Vicious and Vengeance, as part of the Villains duology is the perfect example of grey-area morality. What is right? What is wrong? Where does it start? Where does it end? Victor and Eli make excellent antagonists and they compliment each other perfectly. The two are constantly trying to outdo each other with their scientific advancements that they end up seeing who can play God the best. It’s messy, it’s madness and I’d enjoyed every second reading about it. It’s also an excellent take on humanity and the extent to which we are predisposed to good and evil. 

This Savage Song and Our Dark Duet, as part of the Monsters of Verity duology remains one of my favourite series I’d read in my teenhood. I used to be a music student and a self-taught pianist who has always been fascinated by music theory. I mean, look. You have a monster who literally uses a violin to reap souls around the city. Are you kidding me? That’s fantastic! I love that idea. Plus, I’m always a sucker for romance and I enjoyed the Romeo-and-Juliet-esque thing that was going on between Kate Harker and August Flynn. 

The Near Witch was okay, a little slow. I daresay that I understood why it had originally gone out of print during its initial release but I digress. It is Schwab’s debut novel and perhaps her writing wasn’t as developed as some may say it is now. The thing I liked most about The Near Witch is that it felt like a bedtime story brought to life; the kind that parents tell their children to warn them about the darkness and the night. It also ended with a very sweet romance between Lexi and Coal, and I am a sucker for a good love story.  

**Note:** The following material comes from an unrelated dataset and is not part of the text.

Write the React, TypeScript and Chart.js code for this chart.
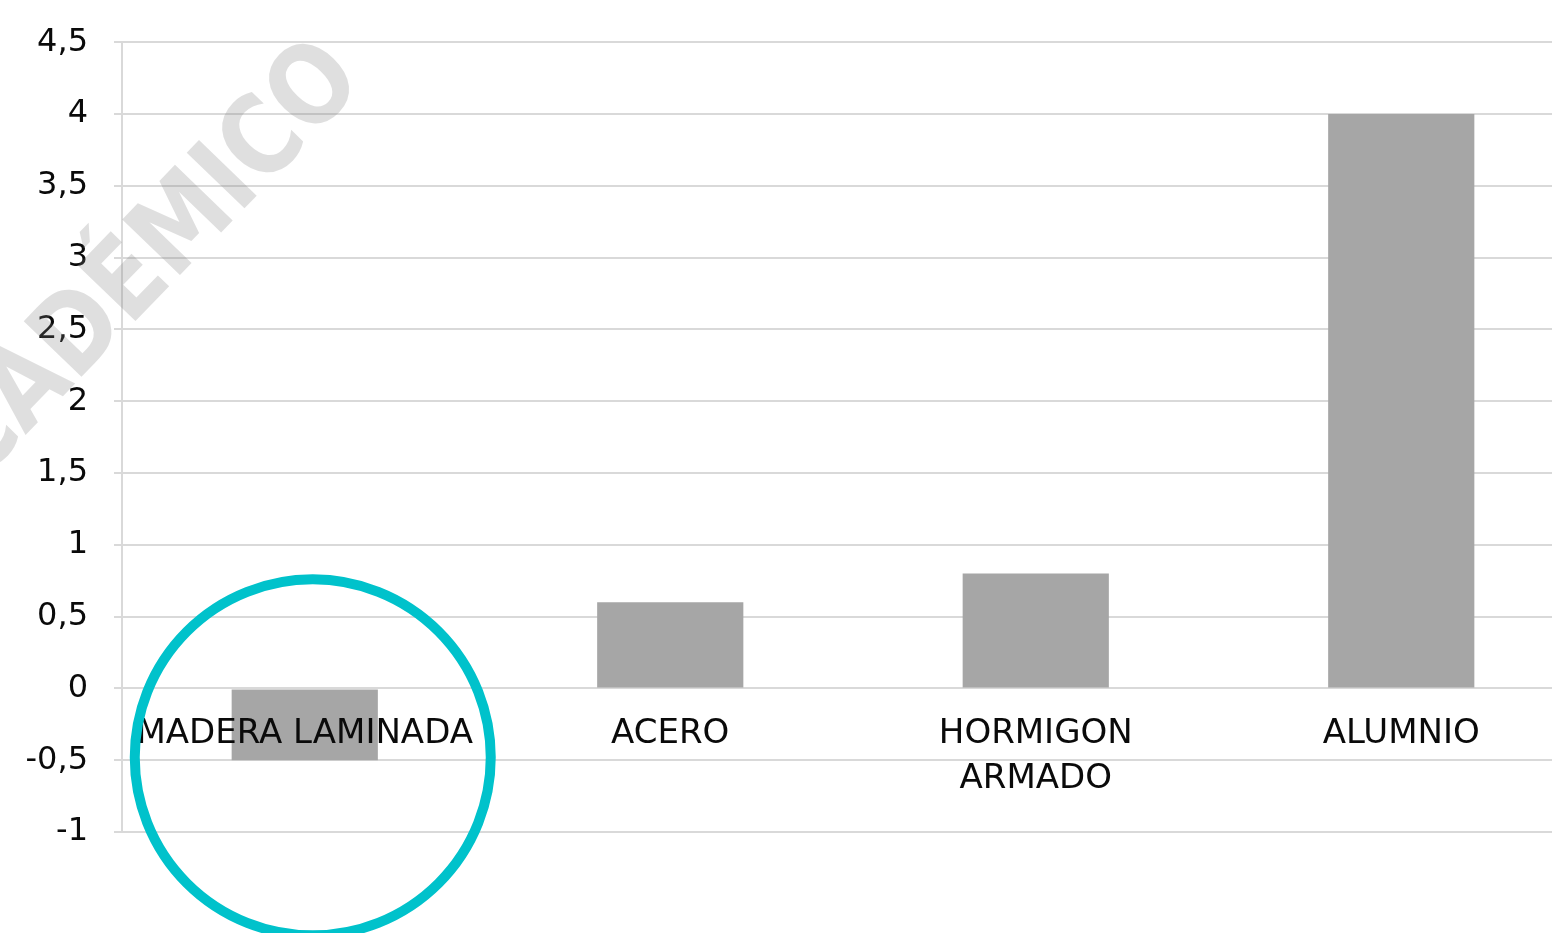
import React, { useEffect, useRef } from "react";
import { Chart, registerables } from "chart.js";

Chart.register(...registerables);

const CATEGORIES: (string | string[])[] = ["MADERA LAMINADA", "ACERO", ["HORMIGON", "ARMADO"], "ALUMNIO"];
const VALUES: number[] = [-0.5, 0.6, 0.8, 4];
const Y_TICK_LABELS: string[] = ["-1", "-0,5", "0", "0,5", "1", "1,5", "2", "2,5", "3", "3,5", "4", "4,5"];
const WATERMARK = "ACADÉMICO";
const HIGHLIGHT_INDEX = 0;

const FONT = "'DejaVu Sans', sans-serif";

const decorPlugin = {
  id: "decor",
  afterDraw(chart: any) {
    const ctx = chart.ctx;
    const xs = chart.scales.x;
    const ys = chart.scales.y;
    // watermark (canvas is shifted up by 3px, compensate)
    ctx.save();
    ctx.translate(345, 66);
    ctx.rotate((-46 * Math.PI) / 180);
    ctx.scale(0.85, 1);
    ctx.font = `bold 110px ${FONT}`;
    ctx.textAlign = "right";
    ctx.textBaseline = "middle";
    ctx.fillStyle = "rgba(128,128,128,0.25)";
    ctx.fillText(WATERMARK, 0, 0);
    ctx.restore();
    // highlight circle
    const cx = xs.getPixelForValue(HIGHLIGHT_INDEX) + 8;
    const cy = ys.getPixelForValue(-0.48);
    ctx.save();
    ctx.beginPath();
    ctx.arc(cx, cy, 178, 0, Math.PI * 2);
    ctx.lineWidth = 10;
    ctx.strokeStyle = "#00c2cb";
    ctx.stroke();
    ctx.restore();
  },
};

export default function App() {
  const ref = useRef<HTMLCanvasElement | null>(null);
  useEffect(() => {
    document.body.style.margin = "0";
    const canvas = ref.current;
    if (!canvas) return;
    const chart = new Chart(canvas, {
      type: "bar",
      data: {
        labels: CATEGORIES,
        datasets: [
          {
            data: VALUES,
            backgroundColor: "#a6a6a6",
            borderWidth: 0,
            barPercentage: 0.4,
            categoryPercentage: 1,
          },
        ],
      },
      options: {
        responsive: false,
        animation: false,
        devicePixelRatio: 1,
        layout: { padding: { top: 38, bottom: 101, left: 0, right: 6 } },
        plugins: { legend: { display: false }, tooltip: { enabled: false } },
        scales: {
          x: {
            position: { y: 0 } as any,
            grid: { display: false, drawTicks: false },
            border: { display: false },
            ticks: {
              z: 1,
              color: "#0a0a0a",
              font: { family: FONT, size: 34, lineHeight: 1.3 },
              padding: 24,
              maxRotation: 0,
              autoSkip: false,
            },
            afterFit: (s: any) => {
              s.height = 0;
            },
          },
          y: {
            min: -1,
            max: 4.5,
            grid: { color: "#d9d9d9", lineWidth: 2, tickLength: 8 },
            border: { color: "#d9d9d9", width: 2 },
            ticks: {
              stepSize: 0.5,
              color: "#0a0a0a",
              font: { family: FONT, size: 32 },
              padding: 26,
              callback: (_v: any, i: number) => Y_TICK_LABELS[i],
            },
            afterFit: (s: any) => {
              s.width = 122;
            },
          },
        },
      },
      plugins: [decorPlugin],
    });
    return () => chart.destroy();
  }, []);
  return (
    <div style={{ position: "absolute", left: 0, top: 0, width: 1552, height: 936, overflow: "hidden", background: "#fff" }}>
      <canvas ref={ref} width={1590} height={936} style={{ width: 1590, height: 936, display: "block", marginTop: -3 }} />
    </div>
  );
}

I wasn’t a fan of The Invisible Life of Addie LaRue. A deal with the devil, a girl who will never be remembered, and a boy who does remember her. It’s a fascinating concept, though the execution was disappointing. I can barely remember anything that happened in all those 448 pages and it was mostly unremarkable to me, much like Addie herself. Though, if you do want a deeper discussion about the good and the bad, I recommend this article here. I also agree with the valuable commentary Erin and Liam provide in their discussion, here. There is much to say about this highly anticipated book but I will leave it to them to say exactly what I’m thinking. 

Therefore, Schwab has proven time and time again that she is capable of creating interesting characters and fascinating worlds, with concepts that her readers enjoy. It’s likely one of the main reasons people read her work. Hell, it’s one of the main reasons I have consistently read her work. People see the potential in Schwab’s work, and that’s why they support her writing. 

The verdict 

To put it colloquially, fortunately, or unfortunately, it is well-known in the LitSoc Lore that I have a bone to pick with Schwab’s work. After I had reread the Shades of Magic trilogy in my early adulthood, my opinions of her work thereafter changed dramatically. 

I do not think V.E. Schwab has bad writing, nor do I think her ideas are bad. I’ve said it repeatedly: I think the way she executes her ideas needs to be refined a little bit more. She might even excel in other genres such as short stories or poetry. There are lines and paragraphs within her work that I’ve found beautiful and I think there’s a lot of power in that kind of writing. 

Truthfully, if you did want something easy to digest, or a very simple introduction into the science fiction or fantasy genre, at the very least, I would recommend either the Villains duology or the Monsters of Verity duology. Both these series provide me with a healthy dose of nostalgia for all the sci-fi and fantasy I read as a teenager, and despite this lengthy analysis, these books have stayed with me the longest. After this extensive review, I think it’s worth your time to see it for yourself.